> **What to produce**
Reproduce nothing except the lines between the line with "Write the Plotly code for this chart." and the line with "PW, PH = W - L - R, H - T - B", both ends included, and please leave out pictures.

> **Data provided**
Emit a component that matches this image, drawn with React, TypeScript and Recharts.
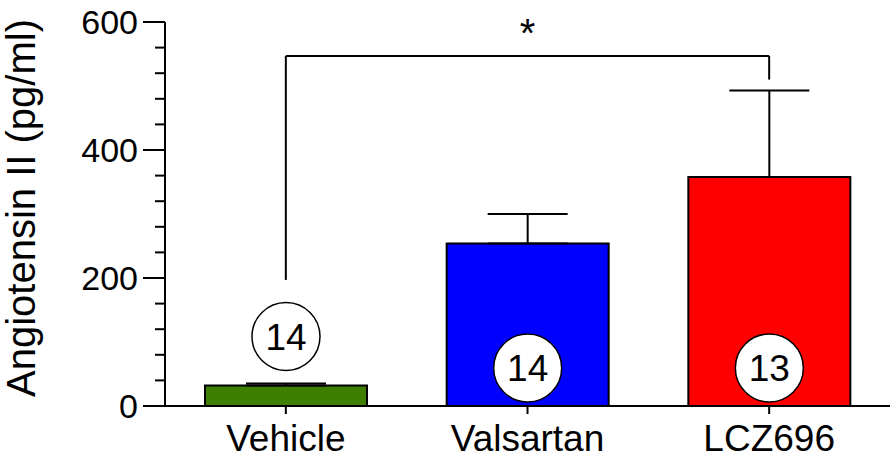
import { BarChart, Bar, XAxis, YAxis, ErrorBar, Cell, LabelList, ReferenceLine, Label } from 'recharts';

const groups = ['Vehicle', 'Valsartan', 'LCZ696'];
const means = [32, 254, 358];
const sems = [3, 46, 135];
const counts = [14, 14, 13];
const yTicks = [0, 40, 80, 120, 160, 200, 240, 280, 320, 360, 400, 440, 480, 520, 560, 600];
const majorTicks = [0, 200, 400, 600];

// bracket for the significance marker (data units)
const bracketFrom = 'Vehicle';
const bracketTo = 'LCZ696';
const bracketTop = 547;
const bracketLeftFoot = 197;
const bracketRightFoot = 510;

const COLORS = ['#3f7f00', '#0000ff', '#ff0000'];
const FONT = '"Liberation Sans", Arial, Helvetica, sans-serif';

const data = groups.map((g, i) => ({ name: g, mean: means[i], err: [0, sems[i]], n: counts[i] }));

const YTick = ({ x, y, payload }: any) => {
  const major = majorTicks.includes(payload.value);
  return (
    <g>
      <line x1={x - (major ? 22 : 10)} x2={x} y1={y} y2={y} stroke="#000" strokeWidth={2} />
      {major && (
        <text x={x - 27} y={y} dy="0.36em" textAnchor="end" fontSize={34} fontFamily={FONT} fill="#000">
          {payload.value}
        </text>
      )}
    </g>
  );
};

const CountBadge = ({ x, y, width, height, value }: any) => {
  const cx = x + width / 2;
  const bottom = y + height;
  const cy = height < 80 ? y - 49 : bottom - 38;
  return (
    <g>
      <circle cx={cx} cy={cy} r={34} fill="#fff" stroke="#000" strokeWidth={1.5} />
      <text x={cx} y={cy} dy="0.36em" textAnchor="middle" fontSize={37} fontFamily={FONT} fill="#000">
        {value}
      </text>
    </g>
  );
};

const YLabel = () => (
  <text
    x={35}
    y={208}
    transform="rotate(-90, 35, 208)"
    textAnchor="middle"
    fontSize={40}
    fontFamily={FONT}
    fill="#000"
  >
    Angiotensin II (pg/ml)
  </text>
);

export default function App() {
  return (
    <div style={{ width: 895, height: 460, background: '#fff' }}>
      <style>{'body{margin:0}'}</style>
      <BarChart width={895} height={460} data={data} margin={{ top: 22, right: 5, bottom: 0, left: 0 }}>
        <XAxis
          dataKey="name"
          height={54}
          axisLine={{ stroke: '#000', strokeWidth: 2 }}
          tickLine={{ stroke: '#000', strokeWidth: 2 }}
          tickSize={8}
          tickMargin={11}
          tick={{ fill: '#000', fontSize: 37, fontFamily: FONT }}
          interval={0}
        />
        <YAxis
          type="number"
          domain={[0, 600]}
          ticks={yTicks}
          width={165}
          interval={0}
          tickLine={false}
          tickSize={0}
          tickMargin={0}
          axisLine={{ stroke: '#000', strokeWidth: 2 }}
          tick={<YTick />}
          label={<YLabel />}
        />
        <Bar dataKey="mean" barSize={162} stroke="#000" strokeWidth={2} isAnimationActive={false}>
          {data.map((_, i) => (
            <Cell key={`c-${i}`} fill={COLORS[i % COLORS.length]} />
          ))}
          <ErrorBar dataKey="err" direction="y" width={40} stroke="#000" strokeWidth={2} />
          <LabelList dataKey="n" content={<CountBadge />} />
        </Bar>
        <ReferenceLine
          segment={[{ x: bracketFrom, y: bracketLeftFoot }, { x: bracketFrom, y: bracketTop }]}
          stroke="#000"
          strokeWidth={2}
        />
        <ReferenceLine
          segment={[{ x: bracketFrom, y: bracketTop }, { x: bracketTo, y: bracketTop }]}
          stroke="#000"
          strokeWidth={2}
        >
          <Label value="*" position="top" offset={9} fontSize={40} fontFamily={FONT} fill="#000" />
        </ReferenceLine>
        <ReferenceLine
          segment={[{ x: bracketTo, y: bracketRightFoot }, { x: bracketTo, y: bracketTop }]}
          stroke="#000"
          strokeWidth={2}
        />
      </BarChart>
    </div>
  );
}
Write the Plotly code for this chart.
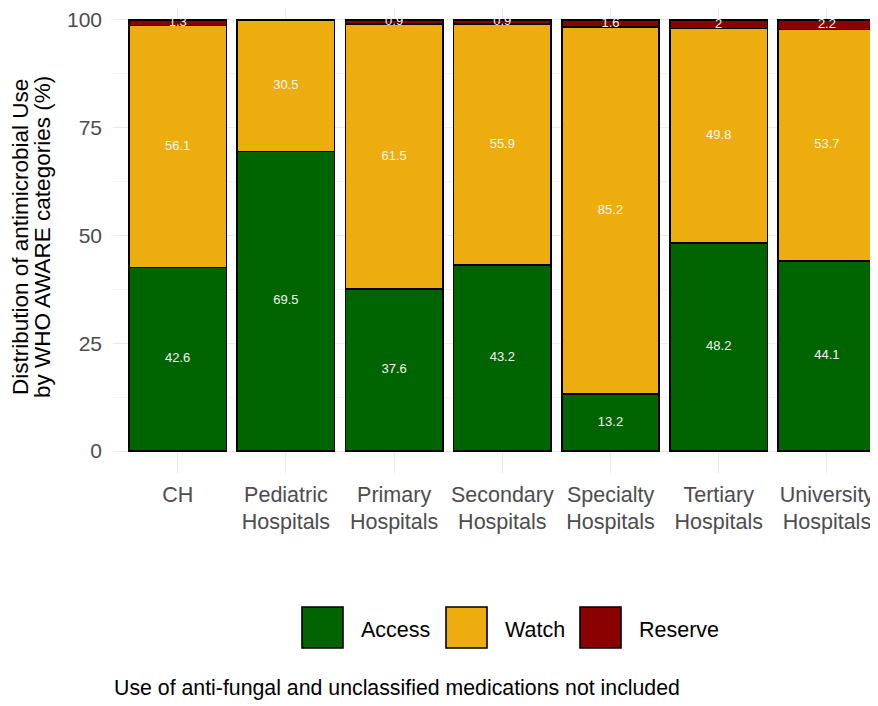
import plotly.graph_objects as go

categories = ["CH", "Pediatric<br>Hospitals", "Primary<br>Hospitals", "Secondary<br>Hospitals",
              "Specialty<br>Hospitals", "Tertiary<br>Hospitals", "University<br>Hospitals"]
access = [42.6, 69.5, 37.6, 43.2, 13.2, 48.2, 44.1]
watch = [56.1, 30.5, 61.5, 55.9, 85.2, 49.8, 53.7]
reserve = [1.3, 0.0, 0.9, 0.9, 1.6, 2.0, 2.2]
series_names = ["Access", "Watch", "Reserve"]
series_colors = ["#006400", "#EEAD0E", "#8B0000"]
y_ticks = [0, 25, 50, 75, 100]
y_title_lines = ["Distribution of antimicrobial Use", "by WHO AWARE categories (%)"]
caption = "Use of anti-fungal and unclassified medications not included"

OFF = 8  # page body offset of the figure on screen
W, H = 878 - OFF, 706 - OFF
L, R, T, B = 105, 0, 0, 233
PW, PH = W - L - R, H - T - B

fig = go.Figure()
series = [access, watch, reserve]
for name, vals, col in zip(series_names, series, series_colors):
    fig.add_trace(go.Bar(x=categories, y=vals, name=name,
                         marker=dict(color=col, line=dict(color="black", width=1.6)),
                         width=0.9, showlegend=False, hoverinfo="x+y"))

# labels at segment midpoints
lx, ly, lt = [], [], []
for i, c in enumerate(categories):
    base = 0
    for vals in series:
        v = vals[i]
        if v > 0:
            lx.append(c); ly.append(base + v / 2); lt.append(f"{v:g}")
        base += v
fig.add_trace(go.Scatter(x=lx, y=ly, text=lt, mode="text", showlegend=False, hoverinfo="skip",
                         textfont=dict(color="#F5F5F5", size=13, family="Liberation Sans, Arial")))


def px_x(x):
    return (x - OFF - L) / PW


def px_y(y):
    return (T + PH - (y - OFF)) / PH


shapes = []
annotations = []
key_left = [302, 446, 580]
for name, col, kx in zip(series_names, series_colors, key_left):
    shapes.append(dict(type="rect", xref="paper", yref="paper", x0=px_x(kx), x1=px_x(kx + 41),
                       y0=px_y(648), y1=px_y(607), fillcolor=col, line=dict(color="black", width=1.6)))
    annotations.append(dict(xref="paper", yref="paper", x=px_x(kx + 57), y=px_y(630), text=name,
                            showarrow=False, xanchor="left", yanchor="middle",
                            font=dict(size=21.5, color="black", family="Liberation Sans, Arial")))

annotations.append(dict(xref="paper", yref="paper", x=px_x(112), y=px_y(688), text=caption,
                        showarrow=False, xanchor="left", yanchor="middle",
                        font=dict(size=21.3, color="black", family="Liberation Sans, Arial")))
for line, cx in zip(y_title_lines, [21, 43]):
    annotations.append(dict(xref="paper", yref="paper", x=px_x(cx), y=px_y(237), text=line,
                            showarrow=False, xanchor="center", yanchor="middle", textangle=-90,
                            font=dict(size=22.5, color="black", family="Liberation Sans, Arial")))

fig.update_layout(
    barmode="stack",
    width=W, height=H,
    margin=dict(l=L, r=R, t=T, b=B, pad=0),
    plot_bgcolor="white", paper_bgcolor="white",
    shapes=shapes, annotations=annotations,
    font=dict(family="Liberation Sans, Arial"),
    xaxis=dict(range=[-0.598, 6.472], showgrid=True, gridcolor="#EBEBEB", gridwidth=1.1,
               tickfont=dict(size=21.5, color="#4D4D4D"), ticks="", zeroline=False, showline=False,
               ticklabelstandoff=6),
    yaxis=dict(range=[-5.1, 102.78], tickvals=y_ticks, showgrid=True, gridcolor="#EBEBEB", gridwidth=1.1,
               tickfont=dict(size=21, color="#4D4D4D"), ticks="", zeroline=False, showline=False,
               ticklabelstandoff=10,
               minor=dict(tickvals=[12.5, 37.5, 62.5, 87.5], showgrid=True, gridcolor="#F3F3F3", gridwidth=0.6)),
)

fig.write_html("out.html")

> **Final result**
Write the Plotly code for this chart.
import plotly.graph_objects as go

categories = ["CH", "Pediatric<br>Hospitals", "Primary<br>Hospitals", "Secondary<br>Hospitals",
              "Specialty<br>Hospitals", "Tertiary<br>Hospitals", "University<br>Hospitals"]
access = [42.6, 69.5, 37.6, 43.2, 13.2, 48.2, 44.1]
watch = [56.1, 30.5, 61.5, 55.9, 85.2, 49.8, 53.7]
reserve = [1.3, 0.0, 0.9, 0.9, 1.6, 2.0, 2.2]
series_names = ["Access", "Watch", "Reserve"]
series_colors = ["#006400", "#EEAD0E", "#8B0000"]
y_ticks = [0, 25, 50, 75, 100]
y_title_lines = ["Distribution of antimicrobial Use", "by WHO AWARE categories (%)"]
caption = "Use of anti-fungal and unclassified medications not included"

OFF = 8  # page body offset of the figure on screen
W, H = 878 - OFF, 706 - OFF
L, R, T, B = 105, 0, 0, 233
PW, PH = W - L - R, H - T - B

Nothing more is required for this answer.